-- START OF INPUT MATERIAL --

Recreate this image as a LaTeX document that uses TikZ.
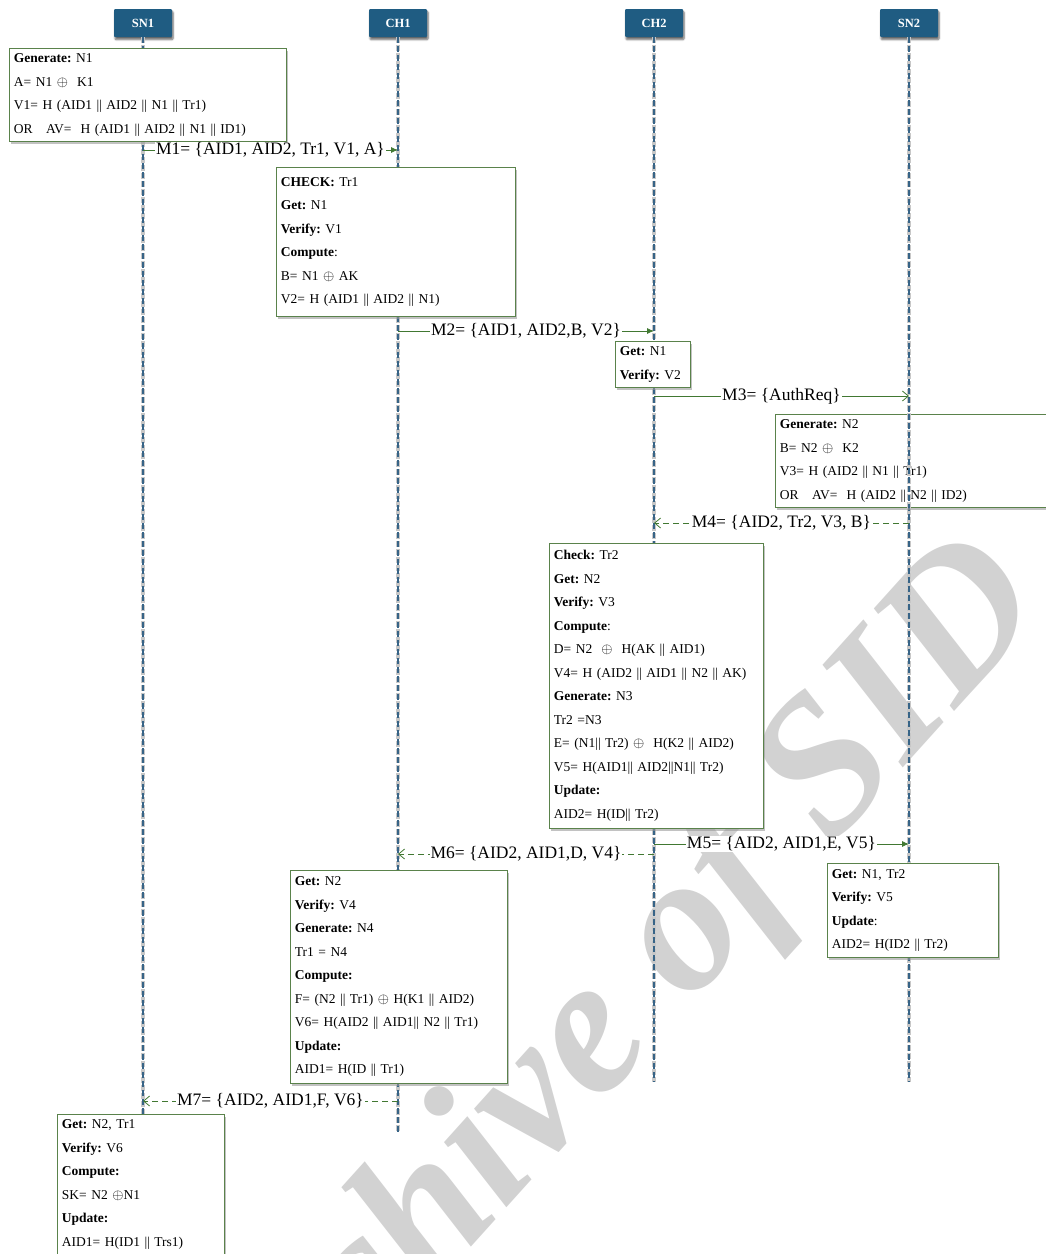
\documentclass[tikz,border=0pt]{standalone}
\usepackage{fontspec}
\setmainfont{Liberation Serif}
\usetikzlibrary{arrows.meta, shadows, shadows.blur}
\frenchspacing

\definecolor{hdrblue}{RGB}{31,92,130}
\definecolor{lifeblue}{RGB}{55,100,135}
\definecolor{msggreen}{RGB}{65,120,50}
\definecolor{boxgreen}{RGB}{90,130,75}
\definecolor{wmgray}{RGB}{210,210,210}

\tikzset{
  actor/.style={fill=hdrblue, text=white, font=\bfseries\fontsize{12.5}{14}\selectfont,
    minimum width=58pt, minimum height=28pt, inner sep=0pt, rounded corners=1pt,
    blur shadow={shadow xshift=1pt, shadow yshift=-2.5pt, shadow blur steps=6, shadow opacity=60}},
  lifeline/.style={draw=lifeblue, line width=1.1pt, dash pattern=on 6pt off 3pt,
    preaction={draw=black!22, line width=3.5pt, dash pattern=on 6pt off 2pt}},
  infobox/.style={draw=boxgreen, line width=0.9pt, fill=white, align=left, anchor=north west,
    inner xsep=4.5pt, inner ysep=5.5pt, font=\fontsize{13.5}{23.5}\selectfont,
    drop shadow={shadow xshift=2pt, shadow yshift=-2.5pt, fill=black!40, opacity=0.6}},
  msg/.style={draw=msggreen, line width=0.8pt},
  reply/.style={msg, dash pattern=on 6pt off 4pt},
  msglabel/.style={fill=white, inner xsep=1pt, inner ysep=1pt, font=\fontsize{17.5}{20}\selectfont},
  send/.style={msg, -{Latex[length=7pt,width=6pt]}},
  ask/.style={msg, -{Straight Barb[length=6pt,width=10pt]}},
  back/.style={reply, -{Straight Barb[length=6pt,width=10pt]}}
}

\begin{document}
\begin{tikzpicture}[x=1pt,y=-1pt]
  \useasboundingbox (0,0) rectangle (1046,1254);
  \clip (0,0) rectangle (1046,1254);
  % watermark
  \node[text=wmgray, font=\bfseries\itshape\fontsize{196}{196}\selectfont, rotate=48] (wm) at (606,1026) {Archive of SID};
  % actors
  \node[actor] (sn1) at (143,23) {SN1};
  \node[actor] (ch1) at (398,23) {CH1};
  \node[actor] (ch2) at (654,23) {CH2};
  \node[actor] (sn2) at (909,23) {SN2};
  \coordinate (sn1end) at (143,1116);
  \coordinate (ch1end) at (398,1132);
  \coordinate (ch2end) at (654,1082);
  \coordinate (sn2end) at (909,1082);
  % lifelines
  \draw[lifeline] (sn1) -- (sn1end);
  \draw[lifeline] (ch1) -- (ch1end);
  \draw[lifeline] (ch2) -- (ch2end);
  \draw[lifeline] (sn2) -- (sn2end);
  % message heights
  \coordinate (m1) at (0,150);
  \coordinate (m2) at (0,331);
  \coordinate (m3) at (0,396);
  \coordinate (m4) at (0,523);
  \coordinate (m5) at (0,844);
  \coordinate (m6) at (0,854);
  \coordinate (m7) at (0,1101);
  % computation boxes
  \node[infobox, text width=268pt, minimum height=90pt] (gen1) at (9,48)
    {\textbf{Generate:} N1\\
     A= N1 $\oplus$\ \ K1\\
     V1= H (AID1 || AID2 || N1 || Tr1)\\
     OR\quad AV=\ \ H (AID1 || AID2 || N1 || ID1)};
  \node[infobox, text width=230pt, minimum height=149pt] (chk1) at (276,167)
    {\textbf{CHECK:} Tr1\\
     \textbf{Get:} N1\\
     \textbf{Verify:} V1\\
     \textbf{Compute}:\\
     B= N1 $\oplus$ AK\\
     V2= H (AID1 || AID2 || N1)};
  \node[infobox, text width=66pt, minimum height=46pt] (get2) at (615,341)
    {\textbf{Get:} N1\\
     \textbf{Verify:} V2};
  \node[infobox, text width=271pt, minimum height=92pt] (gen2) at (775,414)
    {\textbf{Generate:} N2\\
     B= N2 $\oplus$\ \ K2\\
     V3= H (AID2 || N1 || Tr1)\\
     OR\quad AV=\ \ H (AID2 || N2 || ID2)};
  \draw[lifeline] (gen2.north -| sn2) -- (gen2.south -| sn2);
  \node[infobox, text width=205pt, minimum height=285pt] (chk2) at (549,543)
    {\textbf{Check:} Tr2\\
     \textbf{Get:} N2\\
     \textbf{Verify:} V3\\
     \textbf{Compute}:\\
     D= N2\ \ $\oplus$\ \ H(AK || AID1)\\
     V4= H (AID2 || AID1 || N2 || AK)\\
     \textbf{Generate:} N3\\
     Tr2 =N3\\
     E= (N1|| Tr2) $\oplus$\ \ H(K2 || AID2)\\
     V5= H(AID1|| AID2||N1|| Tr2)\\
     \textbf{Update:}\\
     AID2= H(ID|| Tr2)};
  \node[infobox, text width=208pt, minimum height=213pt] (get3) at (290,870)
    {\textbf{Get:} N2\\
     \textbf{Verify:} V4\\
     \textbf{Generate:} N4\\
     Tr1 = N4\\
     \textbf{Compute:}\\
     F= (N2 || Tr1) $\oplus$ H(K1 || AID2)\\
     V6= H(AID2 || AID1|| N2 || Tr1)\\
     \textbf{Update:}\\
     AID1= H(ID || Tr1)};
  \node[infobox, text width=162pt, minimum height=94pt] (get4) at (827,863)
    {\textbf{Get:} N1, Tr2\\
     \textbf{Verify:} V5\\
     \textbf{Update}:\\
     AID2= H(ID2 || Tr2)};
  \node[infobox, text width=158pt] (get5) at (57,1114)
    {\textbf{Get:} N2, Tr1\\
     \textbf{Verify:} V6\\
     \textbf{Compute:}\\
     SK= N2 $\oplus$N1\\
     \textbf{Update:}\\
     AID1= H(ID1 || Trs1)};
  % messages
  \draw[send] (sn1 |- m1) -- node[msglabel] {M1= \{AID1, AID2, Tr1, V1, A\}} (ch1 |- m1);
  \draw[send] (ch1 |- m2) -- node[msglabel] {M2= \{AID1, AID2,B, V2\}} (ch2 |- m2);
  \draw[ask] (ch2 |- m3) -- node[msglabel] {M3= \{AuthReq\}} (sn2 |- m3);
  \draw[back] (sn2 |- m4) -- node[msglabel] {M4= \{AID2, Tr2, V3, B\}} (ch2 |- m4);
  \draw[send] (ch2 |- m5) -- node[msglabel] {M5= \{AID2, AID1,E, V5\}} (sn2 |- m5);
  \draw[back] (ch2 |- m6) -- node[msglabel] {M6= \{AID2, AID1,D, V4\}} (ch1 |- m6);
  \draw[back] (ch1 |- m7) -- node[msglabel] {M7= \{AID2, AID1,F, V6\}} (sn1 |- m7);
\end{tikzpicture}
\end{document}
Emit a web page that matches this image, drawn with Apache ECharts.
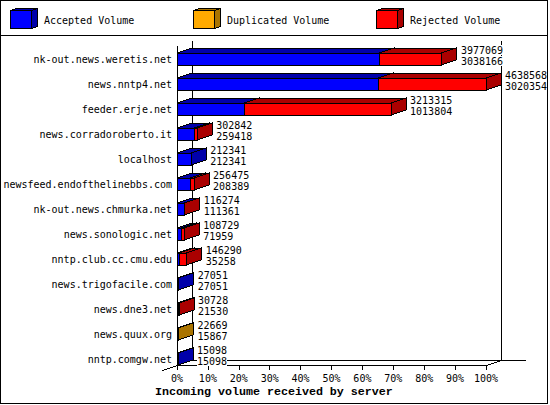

-- END OF INPUT MATERIAL --

* PROBLEM STATEMENT
From the listing above, copy every line that holds the string "this".

* TASK RESULT
Recreate this image as a LaTeX document that uses TikZ.
Emit a web page that matches this image, drawn with Apache ECharts.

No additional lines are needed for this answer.